> Task instructions: The lines from the top of the material below through the line containing "2.26e43, 2.26e43, 2.09e43, 2.09e43, 1.75e43, 1.75e43, 1.71e43]" are to be printed exactly, with pictures omitted.

§

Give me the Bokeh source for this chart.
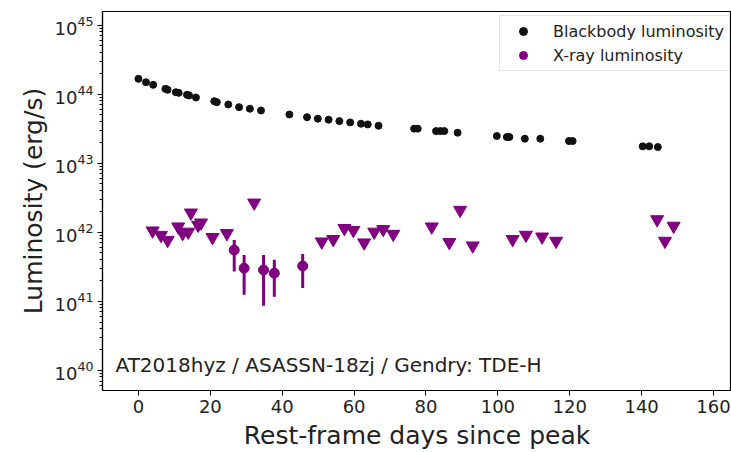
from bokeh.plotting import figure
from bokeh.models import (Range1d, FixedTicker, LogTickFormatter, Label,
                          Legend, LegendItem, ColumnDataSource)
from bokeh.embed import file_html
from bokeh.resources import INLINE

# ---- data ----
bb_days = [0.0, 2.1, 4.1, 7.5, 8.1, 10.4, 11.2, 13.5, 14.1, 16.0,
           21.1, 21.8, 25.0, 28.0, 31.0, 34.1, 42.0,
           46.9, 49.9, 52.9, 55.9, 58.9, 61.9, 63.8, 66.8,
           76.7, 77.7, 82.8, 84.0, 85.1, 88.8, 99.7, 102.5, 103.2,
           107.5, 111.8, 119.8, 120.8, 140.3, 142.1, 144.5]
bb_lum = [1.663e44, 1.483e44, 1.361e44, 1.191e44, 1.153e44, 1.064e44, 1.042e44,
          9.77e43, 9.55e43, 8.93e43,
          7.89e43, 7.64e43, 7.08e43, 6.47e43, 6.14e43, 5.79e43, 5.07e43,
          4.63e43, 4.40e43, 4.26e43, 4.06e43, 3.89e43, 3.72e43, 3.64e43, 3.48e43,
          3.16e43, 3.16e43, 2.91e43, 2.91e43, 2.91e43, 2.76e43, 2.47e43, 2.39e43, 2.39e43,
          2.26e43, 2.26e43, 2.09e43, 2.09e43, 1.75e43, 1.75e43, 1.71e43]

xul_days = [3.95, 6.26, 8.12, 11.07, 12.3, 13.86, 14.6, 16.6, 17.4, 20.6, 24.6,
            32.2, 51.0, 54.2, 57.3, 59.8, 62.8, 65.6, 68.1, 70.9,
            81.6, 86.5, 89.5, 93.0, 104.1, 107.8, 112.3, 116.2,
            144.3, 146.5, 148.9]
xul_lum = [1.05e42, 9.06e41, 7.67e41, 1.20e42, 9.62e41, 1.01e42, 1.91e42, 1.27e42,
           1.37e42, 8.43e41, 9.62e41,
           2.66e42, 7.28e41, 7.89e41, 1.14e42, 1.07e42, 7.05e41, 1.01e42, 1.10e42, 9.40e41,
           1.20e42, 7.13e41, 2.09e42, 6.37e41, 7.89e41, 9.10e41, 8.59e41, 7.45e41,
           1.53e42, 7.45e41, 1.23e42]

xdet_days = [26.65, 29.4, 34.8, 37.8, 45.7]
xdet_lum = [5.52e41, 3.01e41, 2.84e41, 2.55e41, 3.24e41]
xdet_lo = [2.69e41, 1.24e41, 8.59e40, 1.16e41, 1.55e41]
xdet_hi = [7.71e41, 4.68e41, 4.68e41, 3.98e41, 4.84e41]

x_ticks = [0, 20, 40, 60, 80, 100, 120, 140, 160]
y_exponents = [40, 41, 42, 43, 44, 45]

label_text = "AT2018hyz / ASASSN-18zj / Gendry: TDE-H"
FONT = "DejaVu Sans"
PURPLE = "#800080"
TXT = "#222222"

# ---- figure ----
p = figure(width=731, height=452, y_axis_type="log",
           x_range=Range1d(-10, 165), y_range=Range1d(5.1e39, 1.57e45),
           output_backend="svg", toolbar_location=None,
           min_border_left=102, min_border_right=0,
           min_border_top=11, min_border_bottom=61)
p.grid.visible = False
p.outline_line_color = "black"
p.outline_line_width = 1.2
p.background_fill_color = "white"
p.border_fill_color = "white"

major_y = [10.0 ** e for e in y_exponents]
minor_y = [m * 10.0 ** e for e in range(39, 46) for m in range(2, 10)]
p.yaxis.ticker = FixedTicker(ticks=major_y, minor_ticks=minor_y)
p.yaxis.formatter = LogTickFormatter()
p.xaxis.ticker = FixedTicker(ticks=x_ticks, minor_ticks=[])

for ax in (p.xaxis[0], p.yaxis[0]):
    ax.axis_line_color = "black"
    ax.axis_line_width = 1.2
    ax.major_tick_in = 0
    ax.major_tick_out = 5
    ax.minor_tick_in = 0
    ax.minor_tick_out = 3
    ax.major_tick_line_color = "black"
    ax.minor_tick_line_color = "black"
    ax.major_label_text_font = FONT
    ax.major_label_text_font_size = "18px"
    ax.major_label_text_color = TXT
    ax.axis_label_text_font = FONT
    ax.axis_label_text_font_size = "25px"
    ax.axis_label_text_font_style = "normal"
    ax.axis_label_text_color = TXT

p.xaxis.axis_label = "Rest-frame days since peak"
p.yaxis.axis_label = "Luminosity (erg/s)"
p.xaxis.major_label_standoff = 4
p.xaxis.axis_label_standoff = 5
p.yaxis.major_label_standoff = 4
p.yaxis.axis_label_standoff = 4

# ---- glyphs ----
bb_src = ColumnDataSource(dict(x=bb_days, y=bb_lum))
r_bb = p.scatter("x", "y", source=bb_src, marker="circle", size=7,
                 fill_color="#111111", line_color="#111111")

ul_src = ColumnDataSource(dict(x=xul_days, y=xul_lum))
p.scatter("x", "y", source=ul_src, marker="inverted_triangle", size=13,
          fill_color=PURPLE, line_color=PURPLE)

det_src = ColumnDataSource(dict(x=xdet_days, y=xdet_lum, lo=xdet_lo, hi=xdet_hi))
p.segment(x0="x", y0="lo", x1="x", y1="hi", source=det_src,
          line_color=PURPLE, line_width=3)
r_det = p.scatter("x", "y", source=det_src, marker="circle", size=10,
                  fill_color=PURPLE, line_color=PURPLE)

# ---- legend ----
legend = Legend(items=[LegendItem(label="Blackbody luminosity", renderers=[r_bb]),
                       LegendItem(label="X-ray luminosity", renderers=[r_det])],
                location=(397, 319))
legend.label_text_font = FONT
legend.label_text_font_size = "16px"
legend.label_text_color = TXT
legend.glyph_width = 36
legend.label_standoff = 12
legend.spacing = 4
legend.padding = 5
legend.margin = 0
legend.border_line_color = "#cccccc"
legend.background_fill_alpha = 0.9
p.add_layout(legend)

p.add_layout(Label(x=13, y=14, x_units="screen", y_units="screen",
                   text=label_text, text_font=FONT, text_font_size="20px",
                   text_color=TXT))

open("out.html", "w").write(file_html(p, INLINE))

§

> Task result:
Give me the Bokeh source for this chart.
from bokeh.plotting import figure
from bokeh.models import (Range1d, FixedTicker, LogTickFormatter, Label,
                          Legend, LegendItem, ColumnDataSource)
from bokeh.embed import file_html
from bokeh.resources import INLINE

# ---- data ----
bb_days = [0.0, 2.1, 4.1, 7.5, 8.1, 10.4, 11.2, 13.5, 14.1, 16.0,
           21.1, 21.8, 25.0, 28.0, 31.0, 34.1, 42.0,
           46.9, 49.9, 52.9, 55.9, 58.9, 61.9, 63.8, 66.8,
           76.7, 77.7, 82.8, 84.0, 85.1, 88.8, 99.7, 102.5, 103.2,
           107.5, 111.8, 119.8, 120.8, 140.3, 142.1, 144.5]
bb_lum = [1.663e44, 1.483e44, 1.361e44, 1.191e44, 1.153e44, 1.064e44, 1.042e44,
          9.77e43, 9.55e43, 8.93e43,
          7.89e43, 7.64e43, 7.08e43, 6.47e43, 6.14e43, 5.79e43, 5.07e43,
          4.63e43, 4.40e43, 4.26e43, 4.06e43, 3.89e43, 3.72e43, 3.64e43, 3.48e43,
          3.16e43, 3.16e43, 2.91e43, 2.91e43, 2.91e43, 2.76e43, 2.47e43, 2.39e43, 2.39e43,
          2.26e43, 2.26e43, 2.09e43, 2.09e43, 1.75e43, 1.75e43, 1.71e43]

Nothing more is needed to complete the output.